_Given exercise_
Reproduce exactly the lines below, from the first one through the line containing "all_lbls = [lbl22, lbl28, lbl36, lbl45]", and omit any pictures.

_Dataset excerpt_
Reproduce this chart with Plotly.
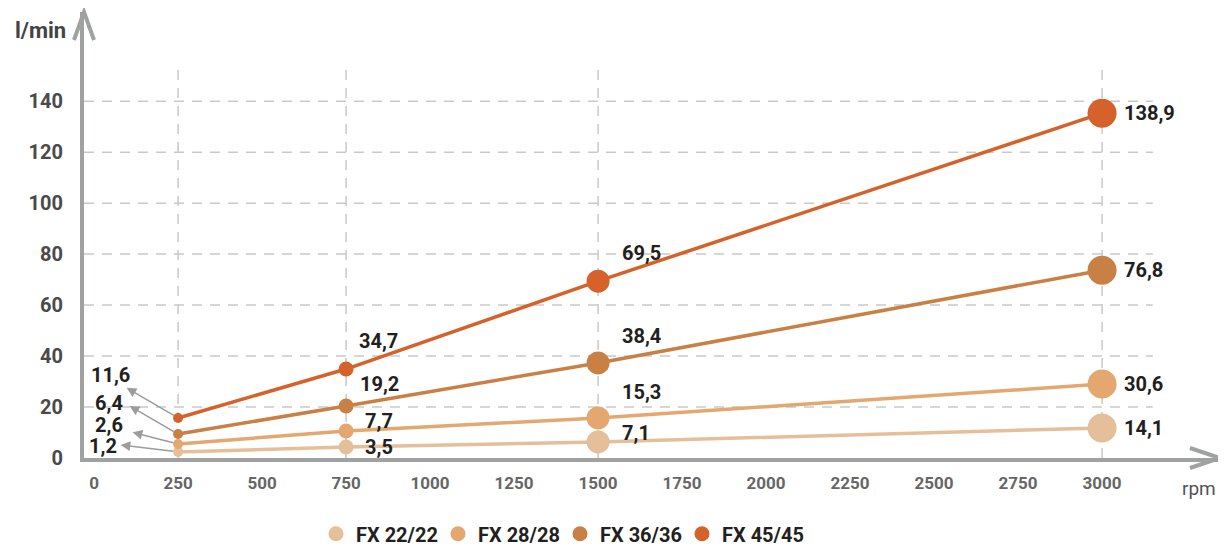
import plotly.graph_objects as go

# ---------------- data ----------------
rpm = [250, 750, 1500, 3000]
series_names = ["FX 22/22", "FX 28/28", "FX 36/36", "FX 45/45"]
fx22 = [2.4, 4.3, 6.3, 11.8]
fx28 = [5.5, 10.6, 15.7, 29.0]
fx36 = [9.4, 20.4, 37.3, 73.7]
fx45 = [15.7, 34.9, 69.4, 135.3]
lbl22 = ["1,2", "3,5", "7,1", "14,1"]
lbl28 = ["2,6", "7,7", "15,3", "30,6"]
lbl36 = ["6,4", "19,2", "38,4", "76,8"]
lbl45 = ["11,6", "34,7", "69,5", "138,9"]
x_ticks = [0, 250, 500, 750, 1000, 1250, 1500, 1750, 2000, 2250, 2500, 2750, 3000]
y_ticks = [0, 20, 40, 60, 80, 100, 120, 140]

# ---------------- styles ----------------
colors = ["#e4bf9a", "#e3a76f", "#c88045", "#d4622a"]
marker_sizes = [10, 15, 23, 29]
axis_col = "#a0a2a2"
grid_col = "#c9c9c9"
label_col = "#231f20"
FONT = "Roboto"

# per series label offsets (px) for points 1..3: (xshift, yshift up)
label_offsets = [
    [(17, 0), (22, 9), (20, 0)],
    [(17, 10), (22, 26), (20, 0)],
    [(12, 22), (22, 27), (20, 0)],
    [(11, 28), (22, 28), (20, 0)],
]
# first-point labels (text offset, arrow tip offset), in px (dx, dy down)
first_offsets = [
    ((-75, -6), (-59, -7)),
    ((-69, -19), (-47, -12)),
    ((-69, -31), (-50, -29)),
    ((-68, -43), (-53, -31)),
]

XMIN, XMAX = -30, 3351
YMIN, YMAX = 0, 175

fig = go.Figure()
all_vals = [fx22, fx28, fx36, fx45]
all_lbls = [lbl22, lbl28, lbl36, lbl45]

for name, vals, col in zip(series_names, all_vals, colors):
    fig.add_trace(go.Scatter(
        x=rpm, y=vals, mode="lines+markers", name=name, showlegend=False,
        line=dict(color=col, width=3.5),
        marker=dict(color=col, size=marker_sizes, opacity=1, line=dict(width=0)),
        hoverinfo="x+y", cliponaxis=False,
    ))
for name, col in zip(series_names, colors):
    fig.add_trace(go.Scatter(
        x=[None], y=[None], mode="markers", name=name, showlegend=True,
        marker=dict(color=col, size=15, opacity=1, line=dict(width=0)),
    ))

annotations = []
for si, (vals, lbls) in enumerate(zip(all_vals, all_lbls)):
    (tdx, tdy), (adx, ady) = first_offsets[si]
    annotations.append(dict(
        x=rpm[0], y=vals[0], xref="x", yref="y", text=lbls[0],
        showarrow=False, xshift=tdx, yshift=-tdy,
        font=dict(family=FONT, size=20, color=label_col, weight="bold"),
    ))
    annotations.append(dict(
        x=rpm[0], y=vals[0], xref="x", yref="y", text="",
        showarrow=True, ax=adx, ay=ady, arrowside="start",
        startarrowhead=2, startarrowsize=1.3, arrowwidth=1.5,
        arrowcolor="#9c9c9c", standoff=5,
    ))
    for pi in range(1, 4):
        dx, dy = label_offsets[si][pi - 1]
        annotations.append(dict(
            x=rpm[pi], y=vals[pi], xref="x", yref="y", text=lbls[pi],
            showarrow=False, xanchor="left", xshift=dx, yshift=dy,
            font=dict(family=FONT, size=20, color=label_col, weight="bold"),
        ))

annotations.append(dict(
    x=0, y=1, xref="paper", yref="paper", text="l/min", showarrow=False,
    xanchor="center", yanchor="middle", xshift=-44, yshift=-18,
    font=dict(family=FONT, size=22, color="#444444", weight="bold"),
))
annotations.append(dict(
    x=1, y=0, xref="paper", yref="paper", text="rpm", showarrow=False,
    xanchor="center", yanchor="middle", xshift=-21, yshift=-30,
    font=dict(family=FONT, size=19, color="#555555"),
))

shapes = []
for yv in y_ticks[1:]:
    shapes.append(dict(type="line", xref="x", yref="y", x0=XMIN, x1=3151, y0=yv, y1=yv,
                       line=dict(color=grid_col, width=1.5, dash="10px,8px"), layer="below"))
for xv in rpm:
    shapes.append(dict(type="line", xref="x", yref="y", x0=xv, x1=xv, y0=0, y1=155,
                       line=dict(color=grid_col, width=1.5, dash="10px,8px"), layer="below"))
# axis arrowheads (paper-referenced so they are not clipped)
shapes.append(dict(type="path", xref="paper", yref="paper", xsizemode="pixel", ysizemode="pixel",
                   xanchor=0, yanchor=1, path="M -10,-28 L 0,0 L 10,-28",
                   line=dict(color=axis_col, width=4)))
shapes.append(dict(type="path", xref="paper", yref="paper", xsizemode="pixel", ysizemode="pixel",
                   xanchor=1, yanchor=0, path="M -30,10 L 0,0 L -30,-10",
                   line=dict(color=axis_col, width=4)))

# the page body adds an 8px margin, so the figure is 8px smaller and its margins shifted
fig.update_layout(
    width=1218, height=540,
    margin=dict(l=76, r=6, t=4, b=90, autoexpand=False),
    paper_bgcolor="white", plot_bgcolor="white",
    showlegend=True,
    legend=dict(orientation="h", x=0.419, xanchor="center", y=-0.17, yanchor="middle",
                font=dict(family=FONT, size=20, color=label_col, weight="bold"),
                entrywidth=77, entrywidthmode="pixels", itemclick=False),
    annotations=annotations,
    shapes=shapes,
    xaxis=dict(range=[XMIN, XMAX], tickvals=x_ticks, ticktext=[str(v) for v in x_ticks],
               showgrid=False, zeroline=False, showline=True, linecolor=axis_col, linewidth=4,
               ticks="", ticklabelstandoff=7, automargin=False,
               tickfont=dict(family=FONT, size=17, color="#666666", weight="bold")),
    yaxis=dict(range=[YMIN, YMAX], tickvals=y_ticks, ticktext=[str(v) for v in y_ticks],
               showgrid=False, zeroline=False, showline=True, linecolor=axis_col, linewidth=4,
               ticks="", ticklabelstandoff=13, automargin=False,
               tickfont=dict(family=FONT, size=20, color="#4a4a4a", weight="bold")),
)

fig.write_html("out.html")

_Solution to this exercise_
Reproduce this chart with Plotly.
import plotly.graph_objects as go

# ---------------- data ----------------
rpm = [250, 750, 1500, 3000]
series_names = ["FX 22/22", "FX 28/28", "FX 36/36", "FX 45/45"]
fx22 = [2.4, 4.3, 6.3, 11.8]
fx28 = [5.5, 10.6, 15.7, 29.0]
fx36 = [9.4, 20.4, 37.3, 73.7]
fx45 = [15.7, 34.9, 69.4, 135.3]
lbl22 = ["1,2", "3,5", "7,1", "14,1"]
lbl28 = ["2,6", "7,7", "15,3", "30,6"]
lbl36 = ["6,4", "19,2", "38,4", "76,8"]
lbl45 = ["11,6", "34,7", "69,5", "138,9"]
x_ticks = [0, 250, 500, 750, 1000, 1250, 1500, 1750, 2000, 2250, 2500, 2750, 3000]
y_ticks = [0, 20, 40, 60, 80, 100, 120, 140]

# ---------------- styles ----------------
colors = ["#e4bf9a", "#e3a76f", "#c88045", "#d4622a"]
marker_sizes = [10, 15, 23, 29]
axis_col = "#a0a2a2"
grid_col = "#c9c9c9"
label_col = "#231f20"
FONT = "Roboto"

# per series label offsets (px) for points 1..3: (xshift, yshift up)
label_offsets = [
    [(17, 0), (22, 9), (20, 0)],
    [(17, 10), (22, 26), (20, 0)],
    [(12, 22), (22, 27), (20, 0)],
    [(11, 28), (22, 28), (20, 0)],
]
# first-point labels (text offset, arrow tip offset), in px (dx, dy down)
first_offsets = [
    ((-75, -6), (-59, -7)),
    ((-69, -19), (-47, -12)),
    ((-69, -31), (-50, -29)),
    ((-68, -43), (-53, -31)),
]

XMIN, XMAX = -30, 3351
YMIN, YMAX = 0, 175

fig = go.Figure()
all_vals = [fx22, fx28, fx36, fx45]
all_lbls = [lbl22, lbl28, lbl36, lbl45]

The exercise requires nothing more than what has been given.